PDA and phone use the strongARM or equiv, a RISC, which allows a power saving.

Mid to high tier phones these day are dual core. And that’s often just for the application code. Sometimes there are more (possibly less powerful) cores for other functions in the same IC.

Other than that, I agree with most of what’s being said here.

your phone has a relatively small, simple ARM SoC (system-on-chip.) A desktop/laptop has a relatively complicated CPU with many times more transistors. An IC’s power dissipation roughly scales with the #of transistors switching, the frequency of the switching, and if I remember correctly the square of the supply voltage.

put simply, your phone’s CPU is a tiny little thing that dissipates maybe one watt of power.
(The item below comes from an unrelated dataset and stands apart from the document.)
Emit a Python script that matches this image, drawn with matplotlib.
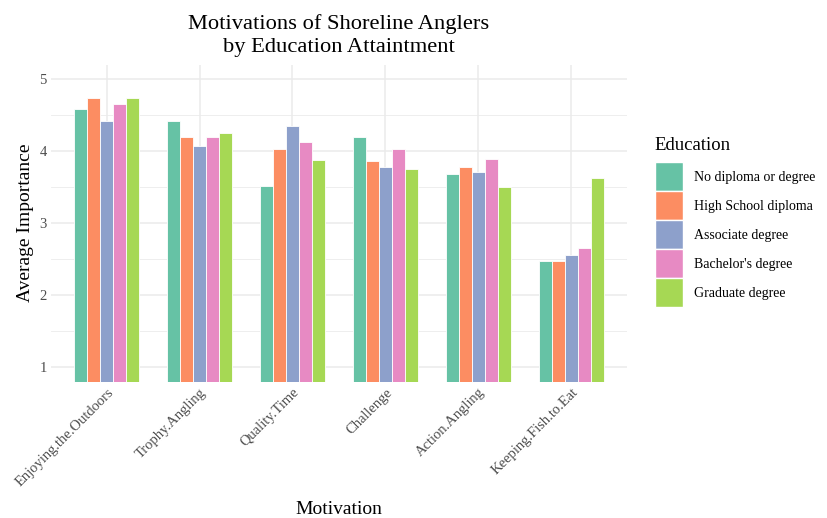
import matplotlib
matplotlib.use("Agg")
import matplotlib.pyplot as plt
import numpy as np
from matplotlib.patches import Patch

plt.rcParams['font.family'] = ['Liberation Serif', 'DejaVu Serif']

motivations = ["Enjoying.the.Outdoors", "Trophy.Angling", "Quality.Time",
               "Challenge", "Action.Angling", "Keeping.Fish.to.Eat"]
education = ["No diploma or degree", "High School diploma", "Associate degree",
             "Bachelor's degree", "Graduate degree"]
no_diploma = [4.58, 4.42, 3.52, 4.20, 3.68, 2.47]
high_school = [4.74, 4.19, 4.03, 3.86, 3.78, 2.47]
associate = [4.42, 4.07, 4.35, 3.78, 3.71, 2.56]
bachelor = [4.65, 4.19, 4.12, 4.03, 3.89, 2.65]
graduate = [4.74, 4.25, 3.88, 3.75, 3.50, 3.62]
series = [no_diploma, high_school, associate, bachelor, graduate]
colors = ["#66C2A5", "#FC8D62", "#8DA0CB", "#E78AC3", "#A6D854"]

fig = plt.figure(figsize=(8.28, 5.18), dpi=100)
ax = fig.add_axes([0.0616, 0.2631, 0.757 - 0.0616, 0.6122])

x = np.arange(1, len(motivations) + 1)
bw = 0.7 / len(series)
for i, (vals, c) in enumerate(zip(series, colors)):
    offs = (i - (len(series) - 1) / 2) * bw
    ax.bar(x + offs, np.array(vals) - 0.8, bottom=0.8, width=bw, color=c,
           edgecolor="white", linewidth=0.6, zorder=3)

ax.set_xlim(0.4, len(motivations) + 0.6)
ax.set_ylim(0.8, 5.2)
ax.set_yticks([1, 2, 3, 4, 5])
ax.set_yticks([1.5, 2.5, 3.5, 4.5], minor=True)
ax.set_xticks(x)
ax.set_xticklabels(motivations, rotation=45, ha="right", rotation_mode="anchor")
ax.grid(True, which="major", color="#EBEBEB", linewidth=1.1, zorder=0)
ax.grid(True, which="minor", axis="y", color="#EBEBEB", linewidth=0.6, zorder=0)
ax.tick_params(which="both", length=0)
ax.tick_params(axis="both", labelsize=10.5, labelcolor="#4D4D4D", pad=3)
for s in ax.spines.values():
    s.set_visible(False)
ax.set_axisbelow(True)

ax.set_xlabel("Motivation", fontsize=14, labelpad=9)
ax.set_ylabel("Average Importance", fontsize=14, labelpad=4)
ax.set_title("Motivations of Shoreline Anglers\nby Education Attaintment",
             fontsize=16.2, linespacing=1.3, pad=9)

handles = [Patch(facecolor=c, edgecolor="white", linewidth=1.0, label=l)
           for c, l in zip(colors, education)]
leg = fig.legend(handles=handles, title="Education", loc="upper left",
                 bbox_to_anchor=(0.779, 0.755), frameon=False, fontsize=10,
                 title_fontsize=13.5, handlelength=2.05, handleheight=2.84,
                 labelspacing=0.0, handletextpad=0.75, borderpad=0.2)
leg._legend_box.align = "left"
leg._legend_box.sep = 6

fig.savefig("out.png", dpi=100)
Your desktop’s CPU is a much bigger thing that can dissipate up to 100 watts of power.

it would be very slow. Even though your phone’s ARM CPU is running at a similar clock speed, it’s still a relatively simple processor compared to a beast like a Core i5. The ARM CPU can’t do as much per clock cycle as the Core can. If you want to get an idea of what running a desktop OS on a mobile CPU would be like, try Windows 7 on an older Atom netbook. Anything using Flash or video will bring it to its knees.

They do. For example, search for Minix Neo X5. They’re not powerful enough to run Windows, though. Most run Android.

Quad-cores are the norm at the high end now. My One X has an Nvidia Tegra 3 quad-core, which also has a companion core for use when the phone isn’t doing very much.

There are fan-less processors which are designed for more more robust operation, including displaying 3D graphics. This processor, which is for example, is optimized for digital signage, a challenging requirement.

In my limited experience, boards which based on these chips are optimized for signage players or controllers. I was only concerned about the quality of the video playback so I didn’t particularly attempt to make close comparisons to the processors used in note books.

Signage players are optimized for video playback and are often not based on Windows platforms, which saves on processing overhead.

Such laptops do exist. The main drawback is that they can’t run Windows or OS X. See for example the Google Chromebook.